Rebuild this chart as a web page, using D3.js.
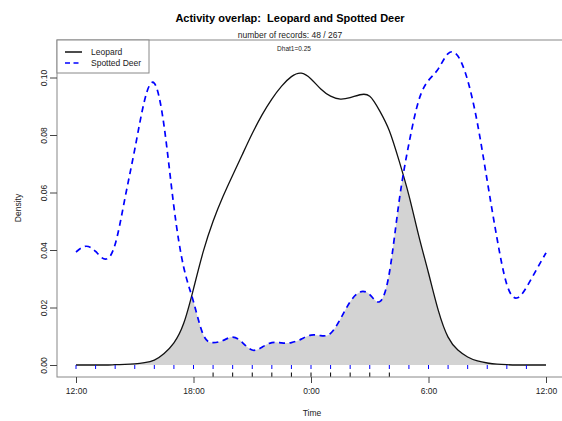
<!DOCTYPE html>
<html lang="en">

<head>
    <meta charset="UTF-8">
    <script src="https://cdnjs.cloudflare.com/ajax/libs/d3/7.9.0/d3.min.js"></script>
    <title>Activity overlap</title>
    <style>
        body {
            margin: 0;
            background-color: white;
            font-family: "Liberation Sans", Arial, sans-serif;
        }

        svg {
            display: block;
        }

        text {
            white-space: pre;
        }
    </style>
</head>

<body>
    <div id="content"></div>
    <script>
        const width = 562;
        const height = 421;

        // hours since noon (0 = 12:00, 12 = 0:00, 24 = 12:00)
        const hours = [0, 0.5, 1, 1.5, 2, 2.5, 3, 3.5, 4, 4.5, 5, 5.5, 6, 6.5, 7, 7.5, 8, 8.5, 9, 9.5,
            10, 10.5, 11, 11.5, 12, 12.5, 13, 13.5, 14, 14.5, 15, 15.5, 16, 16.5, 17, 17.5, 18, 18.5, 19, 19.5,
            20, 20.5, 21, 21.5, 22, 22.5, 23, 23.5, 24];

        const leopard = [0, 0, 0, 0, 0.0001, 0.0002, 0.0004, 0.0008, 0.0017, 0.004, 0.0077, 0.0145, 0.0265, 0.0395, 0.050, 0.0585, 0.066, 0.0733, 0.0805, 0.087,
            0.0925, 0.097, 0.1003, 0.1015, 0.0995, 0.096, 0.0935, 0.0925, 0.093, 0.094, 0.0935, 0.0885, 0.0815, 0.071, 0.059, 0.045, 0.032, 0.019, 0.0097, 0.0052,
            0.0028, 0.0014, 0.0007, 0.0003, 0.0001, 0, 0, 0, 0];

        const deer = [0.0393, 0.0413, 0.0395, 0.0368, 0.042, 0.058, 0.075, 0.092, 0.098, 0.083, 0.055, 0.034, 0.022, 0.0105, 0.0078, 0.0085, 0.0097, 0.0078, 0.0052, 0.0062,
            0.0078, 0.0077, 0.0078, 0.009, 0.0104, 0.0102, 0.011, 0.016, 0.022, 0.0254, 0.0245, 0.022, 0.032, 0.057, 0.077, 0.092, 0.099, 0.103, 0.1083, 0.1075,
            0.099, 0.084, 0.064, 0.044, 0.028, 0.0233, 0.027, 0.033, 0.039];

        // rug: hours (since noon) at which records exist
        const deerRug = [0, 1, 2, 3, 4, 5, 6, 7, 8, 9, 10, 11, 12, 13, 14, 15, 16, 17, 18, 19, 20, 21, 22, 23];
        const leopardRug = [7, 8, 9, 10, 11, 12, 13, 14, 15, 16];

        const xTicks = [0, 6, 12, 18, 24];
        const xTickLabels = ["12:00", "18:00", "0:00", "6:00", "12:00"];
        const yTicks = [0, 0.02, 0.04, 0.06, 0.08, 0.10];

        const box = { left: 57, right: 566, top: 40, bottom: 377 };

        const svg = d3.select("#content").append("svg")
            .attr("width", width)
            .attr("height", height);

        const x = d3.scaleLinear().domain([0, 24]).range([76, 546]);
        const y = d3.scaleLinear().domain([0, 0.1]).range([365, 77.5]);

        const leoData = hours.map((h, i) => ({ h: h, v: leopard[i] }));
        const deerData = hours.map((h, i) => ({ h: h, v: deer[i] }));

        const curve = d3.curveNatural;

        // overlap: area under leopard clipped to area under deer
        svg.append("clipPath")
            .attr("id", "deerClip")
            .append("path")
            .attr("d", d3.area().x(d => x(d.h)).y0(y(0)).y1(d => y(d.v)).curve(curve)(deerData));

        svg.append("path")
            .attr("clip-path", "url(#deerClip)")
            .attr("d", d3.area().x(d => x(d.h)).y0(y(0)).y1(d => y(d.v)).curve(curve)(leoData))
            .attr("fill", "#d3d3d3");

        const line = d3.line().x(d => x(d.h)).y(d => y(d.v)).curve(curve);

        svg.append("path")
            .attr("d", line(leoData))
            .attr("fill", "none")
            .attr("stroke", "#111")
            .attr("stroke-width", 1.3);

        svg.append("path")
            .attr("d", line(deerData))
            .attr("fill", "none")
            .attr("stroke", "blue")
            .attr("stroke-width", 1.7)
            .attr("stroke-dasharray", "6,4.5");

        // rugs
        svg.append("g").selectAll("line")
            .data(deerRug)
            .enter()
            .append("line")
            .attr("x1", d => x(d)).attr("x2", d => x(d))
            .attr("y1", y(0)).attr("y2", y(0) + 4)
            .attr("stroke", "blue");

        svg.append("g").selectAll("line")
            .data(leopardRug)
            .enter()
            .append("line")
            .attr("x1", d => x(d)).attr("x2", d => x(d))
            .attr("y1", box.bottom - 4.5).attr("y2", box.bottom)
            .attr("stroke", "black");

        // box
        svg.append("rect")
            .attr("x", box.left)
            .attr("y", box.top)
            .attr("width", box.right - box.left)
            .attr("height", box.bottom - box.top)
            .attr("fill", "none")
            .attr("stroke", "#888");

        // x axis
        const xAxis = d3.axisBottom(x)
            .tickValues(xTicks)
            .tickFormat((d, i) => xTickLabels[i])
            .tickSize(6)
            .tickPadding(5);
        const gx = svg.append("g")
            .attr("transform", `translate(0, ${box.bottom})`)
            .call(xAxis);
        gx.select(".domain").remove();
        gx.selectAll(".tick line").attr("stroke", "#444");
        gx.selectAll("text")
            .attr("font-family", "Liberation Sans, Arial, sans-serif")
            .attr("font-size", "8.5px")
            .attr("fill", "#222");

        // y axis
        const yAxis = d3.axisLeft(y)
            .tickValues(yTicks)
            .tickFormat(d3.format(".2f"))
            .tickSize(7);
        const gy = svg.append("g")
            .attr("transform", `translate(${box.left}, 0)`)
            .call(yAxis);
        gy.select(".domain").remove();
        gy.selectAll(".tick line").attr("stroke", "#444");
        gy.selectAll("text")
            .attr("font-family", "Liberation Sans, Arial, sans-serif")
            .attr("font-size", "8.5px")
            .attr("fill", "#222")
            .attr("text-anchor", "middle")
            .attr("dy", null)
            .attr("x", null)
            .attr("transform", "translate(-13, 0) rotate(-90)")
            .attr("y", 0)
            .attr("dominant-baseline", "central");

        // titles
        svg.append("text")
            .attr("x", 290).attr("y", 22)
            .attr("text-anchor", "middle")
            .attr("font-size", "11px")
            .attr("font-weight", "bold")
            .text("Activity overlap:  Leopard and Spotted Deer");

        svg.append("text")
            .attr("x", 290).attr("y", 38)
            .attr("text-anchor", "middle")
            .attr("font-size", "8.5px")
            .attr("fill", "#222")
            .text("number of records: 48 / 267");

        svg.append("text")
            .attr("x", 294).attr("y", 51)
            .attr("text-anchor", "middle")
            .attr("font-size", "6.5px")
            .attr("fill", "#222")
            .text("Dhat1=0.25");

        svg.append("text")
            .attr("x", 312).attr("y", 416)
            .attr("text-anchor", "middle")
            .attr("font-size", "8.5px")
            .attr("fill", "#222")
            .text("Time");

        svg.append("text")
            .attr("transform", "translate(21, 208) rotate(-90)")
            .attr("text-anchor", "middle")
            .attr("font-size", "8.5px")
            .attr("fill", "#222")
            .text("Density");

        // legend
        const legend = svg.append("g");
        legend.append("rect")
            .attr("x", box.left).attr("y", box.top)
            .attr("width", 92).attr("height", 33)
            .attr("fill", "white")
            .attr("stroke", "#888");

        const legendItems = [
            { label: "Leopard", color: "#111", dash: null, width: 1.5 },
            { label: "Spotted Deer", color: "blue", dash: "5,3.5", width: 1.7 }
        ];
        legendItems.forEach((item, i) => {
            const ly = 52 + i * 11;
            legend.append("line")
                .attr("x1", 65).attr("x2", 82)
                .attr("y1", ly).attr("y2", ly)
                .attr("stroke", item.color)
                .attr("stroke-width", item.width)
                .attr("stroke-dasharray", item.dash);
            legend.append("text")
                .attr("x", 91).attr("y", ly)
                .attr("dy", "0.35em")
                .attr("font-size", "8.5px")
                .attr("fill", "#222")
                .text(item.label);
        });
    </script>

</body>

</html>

» **EXERCISE REQUIREMENTS**
Repeat exactly and only the lines from the start of the data above through the line that holds "40, bottom: 377", inclusive. Pictures do not belong in the copy.

» **EXPECTED ANSWER**
Rebuild this chart as a web page, using D3.js.
<!DOCTYPE html>
<html lang="en">

<head>
    <meta charset="UTF-8">
    <script src="https://cdnjs.cloudflare.com/ajax/libs/d3/7.9.0/d3.min.js"></script>
    <title>Activity overlap</title>
    <style>
        body {
            margin: 0;
            background-color: white;
            font-family: "Liberation Sans", Arial, sans-serif;
        }

        svg {
            display: block;
        }

        text {
            white-space: pre;
        }
    </style>
</head>

<body>
    <div id="content"></div>
    <script>
        const width = 562;
        const height = 421;

        // hours since noon (0 = 12:00, 12 = 0:00, 24 = 12:00)
        const hours = [0, 0.5, 1, 1.5, 2, 2.5, 3, 3.5, 4, 4.5, 5, 5.5, 6, 6.5, 7, 7.5, 8, 8.5, 9, 9.5,
            10, 10.5, 11, 11.5, 12, 12.5, 13, 13.5, 14, 14.5, 15, 15.5, 16, 16.5, 17, 17.5, 18, 18.5, 19, 19.5,
            20, 20.5, 21, 21.5, 22, 22.5, 23, 23.5, 24];

        const leopard = [0, 0, 0, 0, 0.0001, 0.0002, 0.0004, 0.0008, 0.0017, 0.004, 0.0077, 0.0145, 0.0265, 0.0395, 0.050, 0.0585, 0.066, 0.0733, 0.0805, 0.087,
            0.0925, 0.097, 0.1003, 0.1015, 0.0995, 0.096, 0.0935, 0.0925, 0.093, 0.094, 0.0935, 0.0885, 0.0815, 0.071, 0.059, 0.045, 0.032, 0.019, 0.0097, 0.0052,
            0.0028, 0.0014, 0.0007, 0.0003, 0.0001, 0, 0, 0, 0];

        const deer = [0.0393, 0.0413, 0.0395, 0.0368, 0.042, 0.058, 0.075, 0.092, 0.098, 0.083, 0.055, 0.034, 0.022, 0.0105, 0.0078, 0.0085, 0.0097, 0.0078, 0.0052, 0.0062,
            0.0078, 0.0077, 0.0078, 0.009, 0.0104, 0.0102, 0.011, 0.016, 0.022, 0.0254, 0.0245, 0.022, 0.032, 0.057, 0.077, 0.092, 0.099, 0.103, 0.1083, 0.1075,
            0.099, 0.084, 0.064, 0.044, 0.028, 0.0233, 0.027, 0.033, 0.039];

        // rug: hours (since noon) at which records exist
        const deerRug = [0, 1, 2, 3, 4, 5, 6, 7, 8, 9, 10, 11, 12, 13, 14, 15, 16, 17, 18, 19, 20, 21, 22, 23];
        const leopardRug = [7, 8, 9, 10, 11, 12, 13, 14, 15, 16];

        const xTicks = [0, 6, 12, 18, 24];
        const xTickLabels = ["12:00", "18:00", "0:00", "6:00", "12:00"];
        const yTicks = [0, 0.02, 0.04, 0.06, 0.08, 0.10];

        const box = { left: 57, right: 566, top: 40, bottom: 377 };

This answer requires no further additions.